Melansir Reuters pada Rabu (21/5/2025), harga emas di pasar spot naik 1,7% menjadi US$3.284,74 per ons. Sementara itu, harga emas berjangka AS menguat 1,6% pada US$3.284,6 per ons.
Nilai tukar dolar AS kembali melemah karena tertekan oleh kehati-hatian Federal Reserve terhadap perekonomian.
Sebelumnya, greenback mengalami aksi jual besar-besaran pada Senin setelah lembaga pemeringkat Moody's menurunkan peringkat utang negara AS, satu tingkat turun dari "Aaa" menjadi "Aa1" karena kekhawatiran mengenai utang negara yang terus meningkat.
Dolar yang melemah membuat emas batangan lebih murah bagi pembeli yang memegang mata uang lain.
"Masih ada tingkat ketidakpastian di pasar. Yang paling menonjol, penurunan peringkat Moody's, melemahnya dolar telah mendukung kompleks logam mulia secara keseluruhan," kata David Meger, direktur perdagangan logam di High Ridge Futures.
Baca Juga
Saham AS melemah karena investor fokus pada pemungutan suara penting di Washington atas pemotongan pajak besar-besaran Presiden AS Donald Trump.
Emas batangan dianggap sebagai aset yang aman selama periode ketidakpastian geopolitik dan ekonomi.
"Emas akan mengalami resistensi serius pada US$3.350 dengan beberapa resistensi kecil pada US$3.300. Kami diperdagangkan dalam kisaran baru US$3.150 hingga US$3.350," kata Phillip Streible, kepala strategi pasar di Blue Line Futures.
Ketegangan yang sedang berlangsung antara Rusia dan Ukraina lebih menjadi faktor untuk platinum dan paladium, kata Meger, karena tidak adanya kesepakatan potensial dapat berarti berkurangnya pasokan di pasar yang berasal dari Rusia.
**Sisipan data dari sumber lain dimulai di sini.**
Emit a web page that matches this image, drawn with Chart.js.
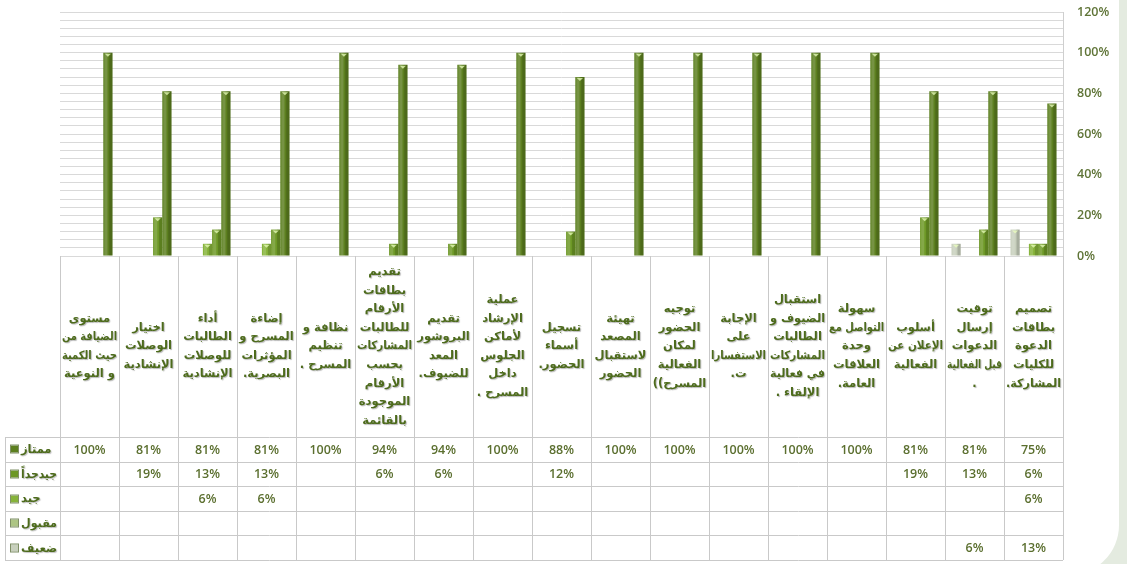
<!DOCTYPE html>
<html lang="ar">
<head>
<meta charset="utf-8">
<title>تقييم الفعالية</title>
<script src="https://cdn.jsdelivr.net/npm/chart.js@4.4.1/dist/chart.umd.min.js"></script>
<style>
	html, body { margin: 0; padding: 0; background: #e4ebe0; }
	canvas { display: block; }
</style>
</head>
<body>
<canvas id="survey_chart" width="1127" height="564"></canvas>
<script>
"use strict";

// categories, left to right as in the sheet (each entry = wrapped lines, punctuation as displayed)
const categories = [
	["مستوى", "الضيافة من", "حيث الكمية", "و النوعية"],
	["اختيار", "الوصلات", "الإنشادية"],
	["أداء", "الطالبات", "للوصلات", "الإنشادية"],
	["إضاءة", "المسرح و", "المؤثرات", ".البصرية"],
	["نظافة و", "تنظيم", ". المسرح"],
	["تقديم", "بطاقات", "الأرقام", "للطالبات", "المشاركات", "بحسب", "الأرقام", "الموجودة", "بالقائمة"],
	["تقديم", "البروشور", "المعد", ".للضيوف"],
	["عملية", "الإرشاد", "لأماكن", "الجلوس", "داخل", ". المسرح"],
	["تسجيل", "أسماء", ".الحضور"],
	["تهيئة", "المصعد", "لاستقبال", "الحضور"],
	["توجيه", "الحضور", "لمكان", "الفعالية", "((المسرح"],
	["الإجابة", "على", "الاستفسارا", ".ت"],
	["استقبال", "الضيوف و", "الطالبات", "المشاركات", "في فعالية", ". الإلقاء"],
	["سهولة", "التواصل مع", "وحدة", "العلاقات", ".العامة"],
	["أسلوب", "الإعلان عن", "الفعالية"],
	["توقيت", "إرسال", "الدعوات", "قبل الفعالية", "."],
	["تصميم", "بطاقات", "الدعوة", "للكليات", ".المشاركة"]
];

const excellent = [100, 81, 81, 81, 100, 94, 94, 100, 88, 100, 100, 100, 100, 100, 81, 81, 75];
const veryGood  = [null, 19, 13, 13, null, 6, 6, null, 12, null, null, null, null, null, 19, 13, 6];
const good      = [null, null, 6, 6, null, null, null, null, null, null, null, null, null, null, null, null, 6];
const fair      = [null, null, null, null, null, null, null, null, null, null, null, null, null, null, null, null, null];
const weak      = [null, null, null, null, null, null, null, null, null, null, null, null, null, null, null, 6, 13];

const seriesNames = ["ممتاز", "جيدجداً", "جيد", "مقبول", "ضعيف"];
const seriesColours = ["#5c7f1f", "#6d9826", "#86b33a", "#adc584", "#c8d0bd"];
const yLabelStep = 20;

const HEADER_H = 181;
const ROW_H = 24.6;
const TEXT_GREEN = "#4d6b1c";

// rows of the data table, top to bottom
const tableRows = [
	{ name: seriesNames[0], colour: seriesColours[0], values: excellent },
	{ name: seriesNames[1], colour: seriesColours[1], values: veryGood },
	{ name: seriesNames[2], colour: seriesColours[2], values: good },
	{ name: seriesNames[3], colour: seriesColours[3], values: fair },
	{ name: seriesNames[4], colour: seriesColours[4], values: weak }
];

const pagePlugin = {
	id: "page",
	beforeDraw: function (chart) {
		const ctx = chart.ctx;
		ctx.save();
		ctx.fillStyle = "#e4ebe0";
		ctx.fillRect(0, 0, chart.width, chart.height);
		ctx.fillStyle = "#ffffff";
		ctx.beginPath();
		ctx.roundRect(-60, -60, 1119 + 60, 575 + 60, 50);
		ctx.fill();
		ctx.restore();
	}
};

// cylinder-ish shading on each bar
const barShadePlugin = {
	id: "barShade",
	afterDatasetsDraw: function (chart) {
		const ctx = chart.ctx;
		ctx.save();
		chart.data.datasets.forEach(function (ds, di) {
			const meta = chart.getDatasetMeta(di);
			meta.data.forEach(function (bar, i) {
				if (ds.data[i] == null) { return; }
				const p = bar.getProps(["x", "y", "base", "width"], true);
				const l = p.x - p.width / 2;
				const h = p.base - p.y;
				ctx.fillStyle = "rgba(255,255,255,0.16)";
				ctx.fillRect(l + 1, p.y, p.width * 0.35, h);
				ctx.fillStyle = "rgba(0,0,0,0.16)";
				ctx.fillRect(p.x + p.width * 0.15, p.y, p.width * 0.35, h);
				ctx.fillStyle = "rgba(235,255,190,0.75)";
				ctx.beginPath();
				ctx.moveTo(l + 1.5, p.y + 1);
				ctx.lineTo(l + p.width - 1.5, p.y + 1);
				ctx.lineTo(p.x, p.y + 4);
				ctx.closePath();
				ctx.fill();
			});
		});
		ctx.restore();
	}
};

function hline(ctx, x1, x2, y) {
	ctx.beginPath();
	ctx.moveTo(x1, Math.round(y) + 0.5);
	ctx.lineTo(x2, Math.round(y) + 0.5);
	ctx.stroke();
}

function vline(ctx, x, y1, y2) {
	ctx.beginPath();
	ctx.moveTo(Math.round(x) + 0.5, y1);
	ctx.lineTo(Math.round(x) + 0.5, y2);
	ctx.stroke();
}

// squeeze a line horizontally when it is wider than the column
function fitText(ctx, t, cx, cy, maxW) {
	const w = ctx.measureText(t).width;
	if (w <= maxW) {
		ctx.fillText(t, cx, cy);
		return;
	}
	ctx.save();
	ctx.translate(cx, cy);
	ctx.scale(maxW / w, 1);
	ctx.fillText(t, 0, 0);
	ctx.restore();
}

// Excel style data table under the plot, columns taken from the x scale
const tablePlugin = {
	id: "dataTable",
	afterDraw: function (chart) {
		const ctx = chart.ctx;
		const xs = chart.scales.x;
		const n = categories.length;
		const colW = (xs.right - xs.left) / n;
		const headTop = chart.chartArea.bottom;
		const headBottom = headTop + HEADER_H;
		const tableLeft = 5;
		const tableBottom = headBottom + ROW_H * tableRows.length;

		ctx.save();
		ctx.strokeStyle = "#c9c9c9";
		ctx.lineWidth = 1;
		for (let i = 0; i <= n; i++) {
			vline(ctx, xs.left + i * colW, headTop, tableBottom);
		}
		vline(ctx, tableLeft, headBottom, tableBottom);
		for (let r = 0; r <= tableRows.length; r++) {
			hline(ctx, tableLeft, xs.right, headBottom + r * ROW_H);
		}

		// category headers
		ctx.direction = "ltr";
		ctx.textAlign = "center";
		ctx.textBaseline = "middle";
		ctx.font = "bold 11.5px 'DejaVu Sans'";
		ctx.fillStyle = TEXT_GREEN;
		ctx.shadowColor = "rgba(0,0,0,0.28)";
		ctx.shadowOffsetX = 1;
		ctx.shadowOffsetY = 1;
		ctx.shadowBlur = 1;
		const lineH = 18.6;
		categories.forEach(function (lines, i) {
			const cx = xs.getPixelForValue(i);
			const top = (headTop + headBottom) / 2 - (lines.length - 1) * lineH / 2;
			lines.forEach(function (t, k) {
				fitText(ctx, t, cx, top + k * lineH, colW - 4);
			});
		});

		// legend keys + values
		tableRows.forEach(function (row, r) {
			const cy = headBottom + r * ROW_H + ROW_H / 2;
			ctx.shadowColor = "transparent";
			ctx.fillStyle = row.colour;
			ctx.fillRect(11, Math.round(cy) - 3.5, 7, 7);
			ctx.strokeStyle = "#7f8f66";
			ctx.strokeRect(10.5, Math.round(cy) - 4, 8, 8);
			ctx.fillStyle = TEXT_GREEN;
			ctx.shadowColor = "rgba(0,0,0,0.25)";
			ctx.font = "bold 11.5px 'DejaVu Sans'";
			ctx.textAlign = "left";
			fitText(ctx, row.name, 21, cy + 1, 36);

			ctx.shadowColor = "transparent";
			ctx.textAlign = "center";
			ctx.font = "600 12.5px 'Open Sans'";
			ctx.fillStyle = "#5b6f2f";
			row.values.forEach(function (v, i) {
				if (v == null) { return; }
				ctx.fillText(v + "%", xs.getPixelForValue(i), cy + 1);
			});
		});
		ctx.restore();
	}
};

// datasets drawn left to right inside each group: weakest first
const datasets = [
	{ label: seriesNames[4], data: weak, backgroundColor: seriesColours[4] },
	{ label: seriesNames[3], data: fair, backgroundColor: seriesColours[3] },
	{ label: seriesNames[2], data: good, backgroundColor: seriesColours[2] },
	{ label: seriesNames[1], data: veryGood, backgroundColor: seriesColours[1] },
	{ label: seriesNames[0], data: excellent, backgroundColor: seriesColours[0] }
];

new Chart(document.getElementById("survey_chart"), {
	type: "bar",
	data: {
		labels: categories,
		datasets: datasets.map(function (d) {
			return Object.assign({ borderWidth: 0, categoryPercentage: 0.78, barPercentage: 1 }, d);
		})
	},
	options: {
		responsive: false,
		animation: false,
		layout: { padding: { left: 60, right: 0, top: 12, bottom: 308 } },
		plugins: {
			legend: { display: false },
			tooltip: { enabled: false }
		},
		scales: {
			x: { display: false },
			y: {
				position: "right",
				min: 0,
				max: 120,
				afterFit: function (scale) {
					scale.width = 64;
					scale.paddingTop = 0;
					scale.paddingBottom = 0;
				},
				border: { display: true, color: "#cfcfcf" },
				grid: { color: "#d9d9d9", drawTicks: false },
				ticks: {
					stepSize: 4,
					autoSkip: false,
					padding: 14,
					color: "#5f7437",
					font: { family: "'Open Sans'", size: 12.5, weight: "600" },
					callback: function (v) { return v % yLabelStep === 0 ? v + "%" : ""; }
				}
			}
		}
	},
	plugins: [pagePlugin, barShadePlugin, tablePlugin]
});
</script>
</body>
</html>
Rusia adalah produsen paladium terbesar di dunia dan produsen platinum terbesar kedua.
Uni Eropa dan Inggris mengumumkan sanksi baru terhadap Rusia pada hari Selasa tanpa menunggu AS untuk bergabung, sehari setelah Presiden Donald Trump berbicara dengan Vladimir Putin tetapi tidak dapat memperoleh janji untuk gencatan senjata di Ukraina.